JUNE 30, 2006
VOLUME 3 NO. 12

PATIENTS & PRACTICE

BRCA dictates benefit of surgery

Breast cancer risk plummets after ovaries,
fallopian tubes removed in women with BRCA2


For women at high risk of ovarian and breast cancer, the benefits of salpingo-oopherectomy — the prophylactic removal of the ovaries and fallopian tubes — are great enough to justify the surgery. The US Society of Gynecologic Oncologists has supported the practice in women who carry either of the two identified breast cancer genes, BRCA1 and BRCA2.

But new research presented at the annual conference of the American Society of Clinical Oncology this month suggests that benefit is not evenly distributed between these two groups of patients. In the largest study of risk-reducing salpingo-oopherectomy to date, a team led by Dr Noah Kauff, a gynecologist and geneticist at Memorial Sloan-Kettering Cancer Center, New York, found significantly greater breast cancer risk reduction in women with the BRCA2 mutation.

BETTER SAFE THAN SORRY
If there were such a disease as cancer of the appendix, and it killed thousands of people every year, most of your patients would want the useless organ removed. That same logic has increasingly been applied to the ovaries and fallopian tubes of high-risk women who are willing to forego the ability to bear children.

These women have a high lifetime risk of ovarian cancer and roughly a two-thirds probability of developing breast cancer. Three studies have shown that removing the ovaries and fallopian tubes can cut the risk of subsequent ovarian, fallopian tube and primary peritoneal cancer by 71"96%. It can also cut the risk of subsequent breast cancer by 50-68%, at least if done premenopausally.

Dr Kauff's study participants included 565 BRCA1 mutation carriers and 321 women with BRCA2. Of these, 561 opted for risk-reducing salpingo-oopherectomy, and 325 for ovarian surveillance.

Both groups benefited from prophylactic surgery. Risk of ovarian cancer and peritoneal cancer was all but eliminated, though a few early cases were detected during the surgery. But the radical procedure reduced the risk of breast cancer by much more in the women with BRCA2 mutations. Indeed, breast cancer risk was reduced by 72% in the BRCA2 group, but only 39% in the BRCA1 cohort.
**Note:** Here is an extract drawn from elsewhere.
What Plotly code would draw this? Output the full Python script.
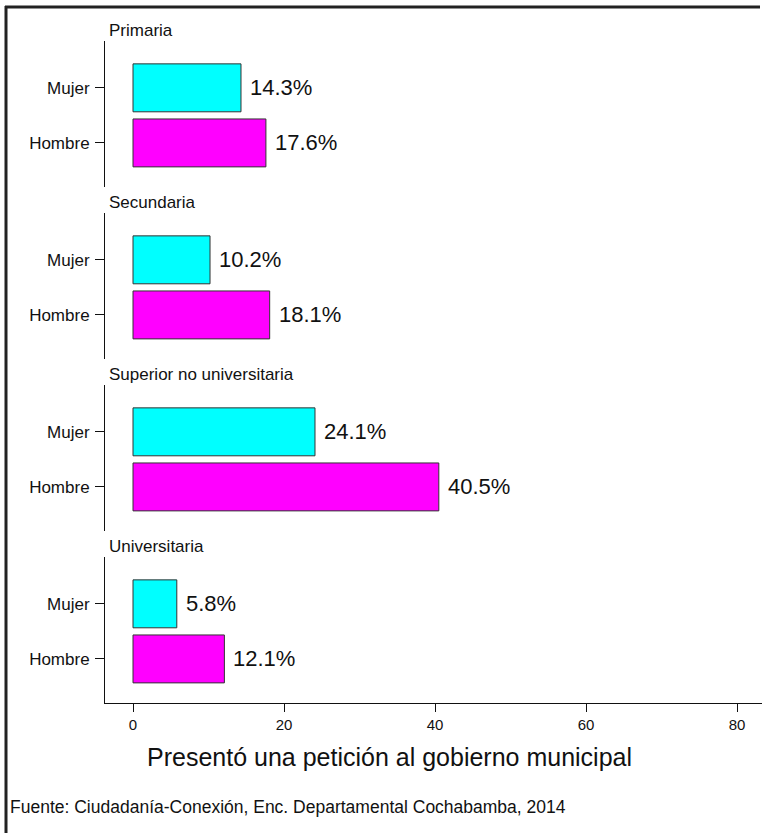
import plotly.graph_objects as go

niveles = ["Primaria", "Secundaria", "Superior no universitaria", "Universitaria"]
sexos = ["Mujer", "Hombre"]
mujer = [14.3, 10.2, 24.1, 5.8]
hombre = [17.6, 18.1, 40.5, 12.1]
x_ticks = [0, 20, 40, 60, 80]
x_title = "Presentó una petición al gobierno municipal"
fuente = "Fuente: Ciudadanía-Conexión, Enc. Departamental Cochabamba, 2014"

colors = ["#00FFFF", "#FF00FF"]
FONT = "Liberation Sans, Arial, sans-serif"
INK = "#111111"

W, H = 762, 833
ML, MR, MT, MB = 105, 0, 41, 130
ph = H - MT - MB
pw = W - ML - MR

# panel pixel extents (top, bottom)
panel_px = [(41, 187), (213, 359), (385, 531), (557, 703)]

def py(p):
    return (H - MB - p) / ph

def px(p):
    return (p - ML) / pw

fig = go.Figure()
layout = {}
annotations = []
for i, nivel in enumerate(niveles):
    k = i + 1
    xa = "x" if k == 1 else f"x{k}"
    ya = "y" if k == 1 else f"y{k}"
    vals = [mujer[i], hombre[i]]
    fig.add_trace(go.Bar(
        x=vals, y=sexos, orientation="h",
        marker=dict(color=colors, line=dict(color="#333333", width=1)),
        width=0.87, hoverinfo="skip",
        xaxis=xa, yaxis=ya, showlegend=False,
    ))
    for v, s in zip(vals, sexos):
        annotations.append(dict(
            text=f"{v:.1f}%", x=v, y=s, xref=xa, yref=ya,
            xanchor="left", yanchor="middle", xshift=7, showarrow=False,
            font=dict(family=FONT, size=22, color=INK),
        ))
    top, bot = panel_px[i]
    xkey = "xaxis" if k == 1 else f"xaxis{k}"
    ykey = "yaxis" if k == 1 else f"yaxis{k}"
    last = (k == len(niveles))
    layout[xkey] = dict(
        domain=[0, 1], range=[-3.71, 83.3], anchor=ya,
        tickvals=x_ticks if last else [], showticklabels=last,
        showline=last, linecolor=INK, linewidth=1,
        ticks="outside" if last else "", ticklen=8, tickcolor=INK,
        showgrid=False, zeroline=False, fixedrange=True,
        tickfont=dict(family=FONT, size=15, color=INK),
    )
    if k > 1:
        layout[xkey]["matches"] = "x"
    layout[ykey] = dict(
        domain=[py(bot), py(top)], anchor=xa,
        type="category", categoryorder="array", categoryarray=["Hombre", "Mujer"],
        range=[-0.8, 1.85],
        showline=True, linecolor=INK, linewidth=1,
        ticks="outside", ticklen=9, tickcolor=INK,
        ticklabelstandoff=2, fixedrange=True,
        showgrid=False, zeroline=False,
        tickfont=dict(family=FONT, size=17, color=INK),
    )
    annotations.append(dict(
        text=nivel, xref="paper", yref="paper", x=0, y=py(top),
        xanchor="left", yanchor="bottom", xshift=2, yshift=-1,
        showarrow=False, font=dict(family=FONT, size=17, color=INK),
    ))

annotations.append(dict(
    text=x_title, xref="paper", yref="paper", x=px(389), y=py(757),
    xanchor="center", yanchor="middle", showarrow=False,
    font=dict(family=FONT, size=25, color=INK),
))
annotations.append(dict(
    text=fuente, xref="paper", yref="paper", x=px(8), y=py(807),
    xanchor="left", yanchor="middle", showarrow=False,
    font=dict(family=FONT, size=17.5, color=INK),
))

shapes = [
    dict(type="line", xref="paper", yref="paper", x0=px(5), x1=px(W - 2), y0=py(7), y1=py(7),
         line=dict(color="#222222", width=3)),
    dict(type="line", xref="paper", yref="paper", x0=px(6), x1=px(6), y0=py(6), y1=py(H),
         line=dict(color="#222222", width=3)),
]

fig.update_layout(
    width=W, height=H,
    margin=dict(l=ML, r=MR, t=MT, b=MB, pad=0),
    paper_bgcolor="white", plot_bgcolor="white",
    font=dict(family=FONT, color=INK),
    annotations=annotations, shapes=shapes,
    bargap=0, hovermode=False, dragmode=False,
    **layout,
)
fig.write_html(
    "out.html",
    config={"displayModeBar": False, "staticPlot": True},
    post_script="document.body.style.margin='0';document.body.style.overflow='hidden';",
)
Dr Kauff said his team has a working hypothesis to explain this. "Breast cancer in women with the BRCA2 mutation is more likely to be estrogen receptor-positive. In an explanatory analysis, which has yet to be confirmed, it appeared the primary benefit of oopherectomy was in protecting against ER-positive cancer. And 65-80% of BRCA2 breast cancer is ER-positive, compared to 10-25% of BRCA1 breast cancer."

TAILORED TREATMENT
Dr Kauff said the findings will allow physicians to tailor risk-reduction strategies to a given patient, depending on the mutation she has inherited.

"We think about 7-10% of all breast cancers are caused by genetic mutations, about half of which are BRCA1 or BRCA2. So these mutations account for 4-5% of all breast cancers and about 10% of ovarian cancers," he said.

Of course, a residual number of inherited breast cancers aren't linked to BRCA1 or BRCA2. Dr Kauff said there's little doubt that a BRCA3 gene, at the least, is still lurking undetected. That might explain previous research in which families with extensive breast cancer history but no recognized BRCA genes were offered salpingo-oopherectomy. They too saw a reduction in breast cancer risk " but not in ovarian cancer risk. "The BRCA3 gene seems not to be linked to ovarian cancer risk," he explained.